GIVEN PROBLEM » Nothing but the lines from the top of the data to the line holding "text=ink] (title) at" should be printed, word for word and both ends included; leave the pictures out.

───── INFORMATION SHOWN

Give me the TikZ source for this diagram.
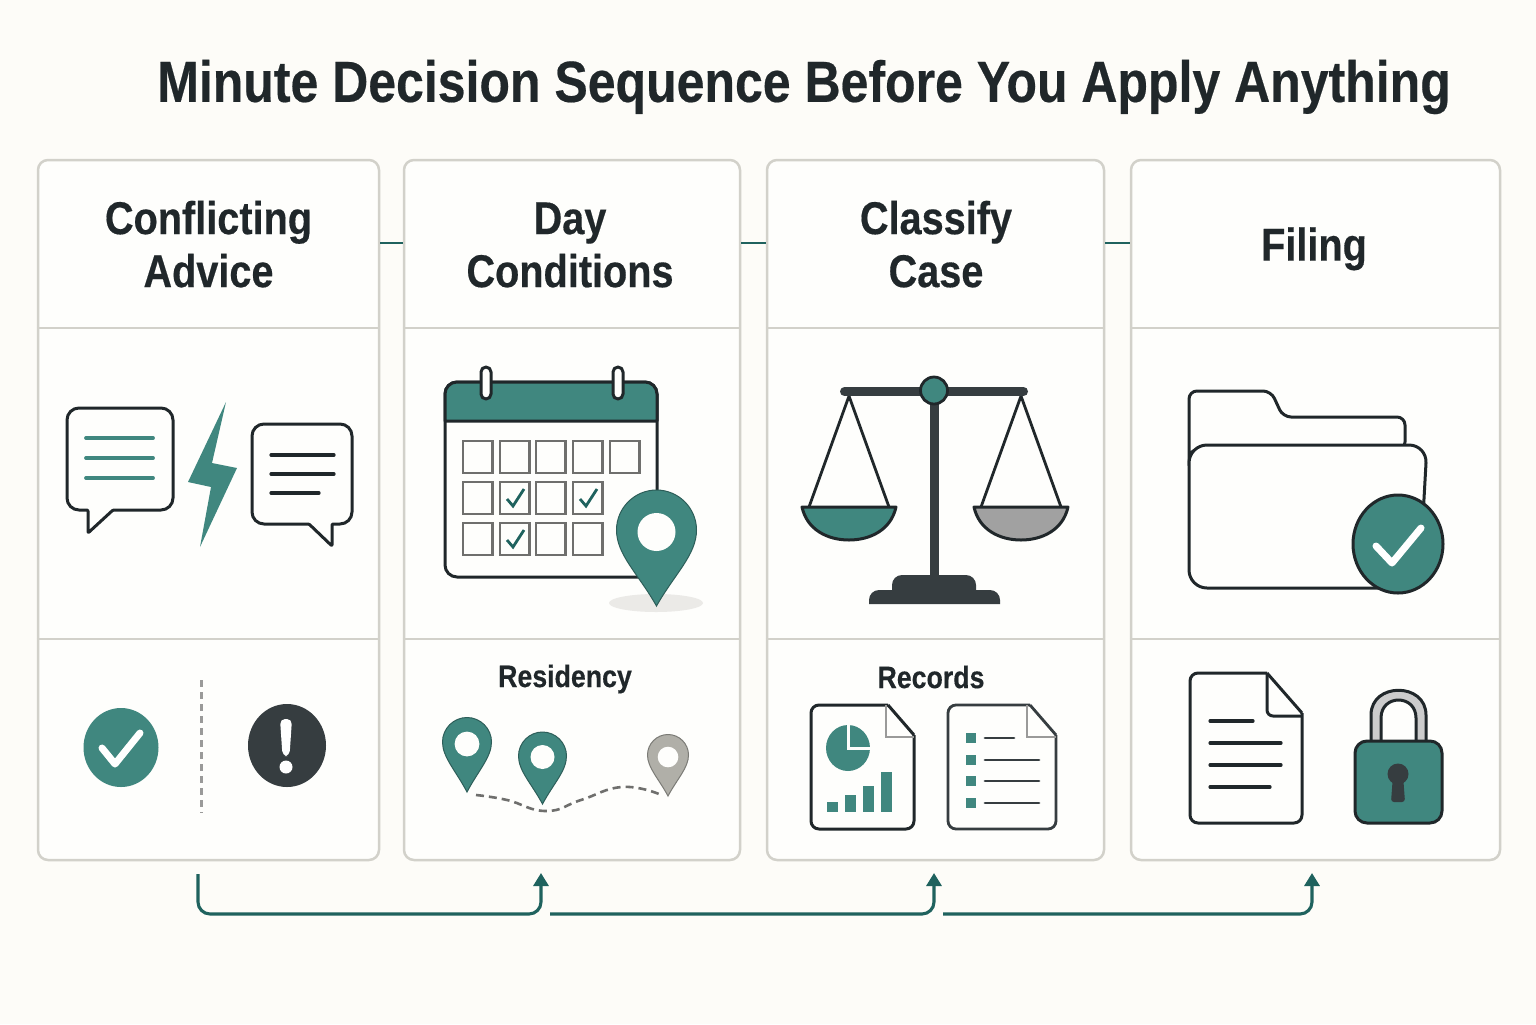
\documentclass[tikz,border=0pt]{standalone}
\usepackage{fontspec}
\setmainfont{Liberation Sans}[FakeStretch=0.862,BoldFeatures={FakeBold=0.35},Ligatures=NoCommon]
\usetikzlibrary{arrows.meta}
\definecolor{pagebg}{HTML}{FDFCF8}
\definecolor{panelbg}{HTML}{FEFEFC}
\definecolor{panelline}{HTML}{D2D1CA}
\definecolor{teal}{HTML}{40877F}
\definecolor{flowteal}{HTML}{1F625E}
\definecolor{ink}{HTML}{20272A}
\definecolor{slate}{HTML}{363D40}
\definecolor{cellgray}{HTML}{6F6F6D}
\definecolor{pingray}{HTML}{B0AFA8}
\tikzset{
  panel/.style={draw=panelline, fill=panelbg, line width=1.25pt, rounded corners=5pt, minimum height=350pt, inner sep=0pt},
  headcell/.style={minimum height=84pt, inner sep=0pt, align=center, font=\fontsize{23}{26.5}\selectfont\bfseries, text=ink},
  sublabel/.style={inner sep=0pt, font=\fontsize{15.5}{18}\selectfont\bfseries, text=ink},
  divider/.style={draw=panelline, line width=1.25pt},
  stub/.style={draw=flowteal, line width=1.4pt},
  flow/.style={draw=flowteal, line width=1.55pt, rounded corners=6pt},
  outline/.style={draw=ink, line width=1.5pt, line join=round},
  textbar/.style={draw=ink, line width=1.6pt, line cap=round},
  tealbar/.style={draw=teal, line width=1.9pt, line cap=round},
  daycell/.style={draw=cellgray, line width=1.1pt, fill=panelbg},
  daytick/.style={draw=flowteal, line width=1.4pt},
  whitetick/.style={draw=white, line width=3.5pt, line cap=round, line join=round}
}
\newcommand{\mappin}[7]{
  \path[fill=#5, draw=#5!70!black, line width=.5pt] (#1,#4)
    .. controls ({#1-0.45*#3},{#4-0.42*(#4-#2)}) and ({#1-#3},{#2+0.62*#3}) .. ({#1-#3},#2)
    .. controls ({#1-#3},{#2-0.55*#3}) and ({#1-0.55*#3},{#2-#3}) .. (#1,{#2-#3})
    .. controls ({#1+0.55*#3},{#2-#3}) and ({#1+#3},{#2-0.55*#3}) .. ({#1+#3},#2)
    .. controls ({#1+#3},{#2+0.62*#3}) and ({#1+0.45*#3},{#4-0.42*(#4-#2)}) .. (#1,#4) -- cycle;
  \fill[panelbg] (#1,#7) circle (#6);
}
\begin{document}
\begin{tikzpicture}[x=0.5pt, y=-0.5pt, >={Triangle[length=6.5pt,width=7.5pt]}]
  \fill[pagebg] (0,0) rectangle (1536,1024);
  \useasboundingbox (0,0) rectangle (1536,1024);
  \node[inner sep=0pt, font=\fontsize{29}{34}\selectfont\bfseries, text=ink] (title) at (804,87) {Minute Decision Sequence Before You Apply Anything};

  \node[panel, minimum width=170.5pt] (panelA) at (208.5,510) {};
  \node[panel, minimum width=168pt] (panelB) at (572,510) {};
  \node[panel, minimum width=168.5pt] (panelC) at (935.5,510) {};
  \node[panel, minimum width=184.5pt] (panelD) at (1315.5,510) {};
  \node[headcell, minimum width=170.5pt] (headA) at (208.5,250) {Conflicting\strut\\Advice\strut};
  \node[headcell, minimum width=168pt] (headB) at (570,250) {Day\strut\\Conditions\strut};
  \node[headcell, minimum width=168.5pt] (headC) at (936,250) {Classify\strut\\Case\strut};
  \node[headcell, minimum width=184.5pt] (headD) at (1314,250) {Filing\strut};
  \foreach \p in {A,B,C,D} {
    \draw[divider] (panel\p.west |- 0,328) -- (panel\p.east |- 0,328);
    \draw[divider] (panel\p.west |- 0,639) -- (panel\p.east |- 0,639);
  }
  \draw[stub] (panelA.east |- 0,243) -- (panelB.west |- 0,243);
  \draw[stub] (panelB.east |- 0,243) -- (panelC.west |- 0,243);
  \draw[stub] (panelC.east |- 0,243) -- (panelD.west |- 0,243);

  \draw[outline, fill=panelbg] (113,510) [rounded corners=6pt] -- (173,510) -- (173,408) -- (67,408) -- (67,510) [rounded corners=.5pt] -- (88,510) -- (88,533) -- cycle;
  \foreach \y in {438,458,478} \draw[tealbar] (86,\y) -- (153,\y);
  \fill[teal] (226,402) -- (212,463) -- (237,468) -- (200,547) -- (211,487) -- (188,482) -- cycle;
  \draw[outline, fill=panelbg] (309,524) [rounded corners=6pt] -- (252,524) -- (252,424) -- (352,424) -- (352,524) [rounded corners=.5pt] -- (332,524) -- (332,546) -- cycle;
  \draw[textbar] (271,455) -- (334,455);
  \draw[textbar] (271,474) -- (334,474);
  \draw[textbar] (271,493) -- (319,493);

  \draw[outline, fill=panelbg, rounded corners=6pt] (445,382) rectangle (657,577);
  \draw[outline, fill=teal] (445,421) [rounded corners=6pt] -- (445,382) -- (657,382) [sharp corners] -- (657,421) -- cycle;
  \draw[outline, fill=panelbg, rounded corners=2.5pt] (481,367) rectangle (491,399);
  \draw[outline, fill=panelbg, rounded corners=2.5pt] (613,367) rectangle (623,399);
  \foreach \x in {463,500,536,573,610} \draw[daycell] (\x,441) rectangle ++(29.5,32);
  \foreach \x in {463,500,536,573} \draw[daycell] (\x,482) rectangle ++(29.5,32);
  \foreach \x in {463,500,536,573} \draw[daycell] (\x,523) rectangle ++(29.5,32);
  \foreach \x/\y in {500/482,573/482,500/523} \draw[daytick] (\x+7,\y+17) -- (\x+13,\y+24) -- (\x+24,\y+7);
  \fill[black!7!pagebg] (656,603) ellipse [x radius=47, y radius=9];
  \mappin{656.5}{530}{40}{606}{teal}{19}{532}

  \draw[ink, line width=1.4pt] (809,507) -- (849,396) -- (889,507);
  \draw[ink, line width=1.4pt] (981,507) -- (1021,396) -- (1061,507);
  \draw[slate, line width=4.5pt, line cap=round] (844.5,391.5) -- (1023.5,391.5);
  \fill[slate] (929.5,396) rectangle (939,580);
  \fill[slate] (892,590) [rounded corners=5pt] -- (892,575) -- (976,575) [sharp corners] -- (976,590) -- cycle;
  \fill[slate] (869,604) [rounded corners=5pt] -- (869,590) -- (1000,590) [sharp corners] -- (1000,604) -- cycle;
  \draw[ink, line width=1.4pt, fill=teal] (934,390.5) circle (13.5);
  \draw[outline, fill=teal] (802,507) .. controls (807,530) and (828,540) .. (849,540) .. controls (870,540) and (891,530) .. (896,507) -- cycle;
  \draw[outline, fill=black!37] (974,507) .. controls (979,530) and (1000,540) .. (1021,540) .. controls (1042,540) and (1063,530) .. (1068,507) -- cycle;

  \draw[outline, fill=panelbg, rounded corners=4pt] (1189,470) -- (1189,391) -- (1271,391) -- (1283,417) -- (1405,417) -- (1405,450) -- (1189,450) -- cycle;
  \draw[outline, fill=panelbg, rounded corners=9pt] (1189,588) -- (1189,445) -- (1427,445) -- (1419,588) -- cycle;
  \draw[outline, fill=teal] (1398,544) ellipse [x radius=45, y radius=49];
  \draw[whitetick] (1376,546) -- (1392,563) -- (1421,528);

  \fill[teal] (121,747.5) ellipse [x radius=37.5, y radius=39.5];
  \draw[whitetick] (102,748) -- (115,764) -- (140,733);
  \draw[cellgray!70, line width=1.1pt, dash pattern=on 3.5pt off 2.5pt] (201.5,680) -- (201.5,813);
  \fill[slate] (287,745.5) ellipse [x radius=39, y radius=41.5];
  \fill[white, rounded corners=2.5pt] (280,719) -- (292,719) -- (289.5,756) -- (282.5,756) -- cycle;
  \fill[white] (286,767) circle (6.5);

  \node[sublabel] (residency) at (565,679) {Residency};
  \draw[cellgray, line width=1.3pt, dash pattern=on 4pt off 2.5pt] plot[smooth, tension=0.8] coordinates {(476,795) (507,800) (546,811) (581,800) (622,787) (659,794)};
  \mappin{467}{742}{24.5}{792}{teal}{12.4}{744}
  \mappin{542.5}{756}{24}{804}{teal}{12}{757}
  \mappin{668}{755}{20.5}{796}{pingray}{10.3}{757}

  \node[sublabel] (records) at (931,677) {Records};
  \draw[outline, fill=panelbg, rounded corners=4pt] (888,705) -- (811,705) -- (811,829) -- (914,829) -- (914,735);
  \draw[outline] (888,705) -- (914,735);
  \draw[cellgray!70, line width=1.2pt] (886,705) -- (886,737) -- (914,737);
  \fill[teal] (848,748) ellipse [x radius=22, y radius=23];
  \draw[panelbg, line width=1.5pt] (848,723) -- (848,748) -- (872,748);
  \foreach \x/\y in {827/802,845/795,863/786,881/772} \fill[teal] (\x,\y) rectangle ++(11,812-\y);
  \draw[slate, line width=1.4pt, fill=panelbg, rounded corners=4pt] (1030,705) -- (948,705) -- (948,829) -- (1056,829) -- (1056,735);
  \draw[slate, line width=1.4pt] (1030,705) -- (1056,735);
  \draw[cellgray!70, line width=1.2pt] (1027,705) -- (1027,737) -- (1056,737);
  \foreach \y in {733,755,776,798} \fill[teal] (966,\y) rectangle ++(10,10);
  \draw[slate, line width=1.4pt, line cap=round] (985,738) -- (1014,738);
  \foreach \y in {760,781,803} \draw[slate, line width=1.4pt, line cap=round] (985,\y) -- (1039,\y);

  \draw[outline, fill=panelbg, rounded corners=4pt] (1267,673) -- (1190,673) -- (1190,823) -- (1302,823) -- (1302,713);
  \draw[outline] (1267,673) -- (1302,713);
  \draw[outline, rounded corners=3pt] (1267,673) -- (1267,716) -- (1302,716);
  \draw[textbar] (1210,721) -- (1253,721);
  \draw[textbar] (1210,743) -- (1281,743);
  \draw[textbar] (1210,765) -- (1281,765);
  \draw[textbar] (1210,787) -- (1270,787);
  \draw[outline, fill=black!20] (1371,742) -- (1371,715) .. controls (1371,682) and (1426,682) .. (1426,715) -- (1426,742) -- (1416,742) -- (1416,718) .. controls (1416,694) and (1381,694) .. (1381,718) -- (1381,742) -- cycle;
  \draw[outline, fill=teal, rounded corners=6pt] (1355,741) rectangle (1442,823);
  \fill[slate] (1398,774) circle (10.5);
  \fill[slate, rounded corners=1.5pt] (1393,775) -- (1403,775) -- (1405,802) -- (1391,802) -- cycle;

  \coordinate (startA) at (198,874);
  \coordinate (endA) at (541,873);
  \coordinate (startB) at (550,914);
  \coordinate (endB) at (934,873);
  \coordinate (startC) at (943,914);
  \coordinate (endC) at (1312,873);
  \draw[flow, ->] (startA) |- (endA |- 0,914) -- (endA);
  \draw[flow, ->] (startB) -- (endB |- 0,914) -- (endB);
  \draw[flow, ->] (startC) -- (endC |- 0,914) -- (endC);
\end{tikzpicture}
\end{document}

──────────

WRITTEN RESPONSE »
Give me the TikZ source for this diagram.
\documentclass[tikz,border=0pt]{standalone}
\usepackage{fontspec}
\setmainfont{Liberation Sans}[FakeStretch=0.862,BoldFeatures={FakeBold=0.35},Ligatures=NoCommon]
\usetikzlibrary{arrows.meta}
\definecolor{pagebg}{HTML}{FDFCF8}
\definecolor{panelbg}{HTML}{FEFEFC}
\definecolor{panelline}{HTML}{D2D1CA}
\definecolor{teal}{HTML}{40877F}
\definecolor{flowteal}{HTML}{1F625E}
\definecolor{ink}{HTML}{20272A}
\definecolor{slate}{HTML}{363D40}
\definecolor{cellgray}{HTML}{6F6F6D}
\definecolor{pingray}{HTML}{B0AFA8}
\tikzset{
  panel/.style={draw=panelline, fill=panelbg, line width=1.25pt, rounded corners=5pt, minimum height=350pt, inner sep=0pt},
  headcell/.style={minimum height=84pt, inner sep=0pt, align=center, font=\fontsize{23}{26.5}\selectfont\bfseries, text=ink},
  sublabel/.style={inner sep=0pt, font=\fontsize{15.5}{18}\selectfont\bfseries, text=ink},
  divider/.style={draw=panelline, line width=1.25pt},
  stub/.style={draw=flowteal, line width=1.4pt},
  flow/.style={draw=flowteal, line width=1.55pt, rounded corners=6pt},
  outline/.style={draw=ink, line width=1.5pt, line join=round},
  textbar/.style={draw=ink, line width=1.6pt, line cap=round},
  tealbar/.style={draw=teal, line width=1.9pt, line cap=round},
  daycell/.style={draw=cellgray, line width=1.1pt, fill=panelbg},
  daytick/.style={draw=flowteal, line width=1.4pt},
  whitetick/.style={draw=white, line width=3.5pt, line cap=round, line join=round}
}
\newcommand{\mappin}[7]{
  \path[fill=#5, draw=#5!70!black, line width=.5pt] (#1,#4)
    .. controls ({#1-0.45*#3},{#4-0.42*(#4-#2)}) and ({#1-#3},{#2+0.62*#3}) .. ({#1-#3},#2)
    .. controls ({#1-#3},{#2-0.55*#3}) and ({#1-0.55*#3},{#2-#3}) .. (#1,{#2-#3})
    .. controls ({#1+0.55*#3},{#2-#3}) and ({#1+#3},{#2-0.55*#3}) .. ({#1+#3},#2)
    .. controls ({#1+#3},{#2+0.62*#3}) and ({#1+0.45*#3},{#4-0.42*(#4-#2)}) .. (#1,#4) -- cycle;
  \fill[panelbg] (#1,#7) circle (#6);
}
\begin{document}
\begin{tikzpicture}[x=0.5pt, y=-0.5pt, >={Triangle[length=6.5pt,width=7.5pt]}]
  \fill[pagebg] (0,0) rectangle (1536,1024);
  \useasboundingbox (0,0) rectangle (1536,1024);
  \node[inner sep=0pt, font=\fontsize{29}{34}\selectfont\bfseries, text=ink] (title) at (804,87) {Minute Decision Sequence Before You Apply Anything};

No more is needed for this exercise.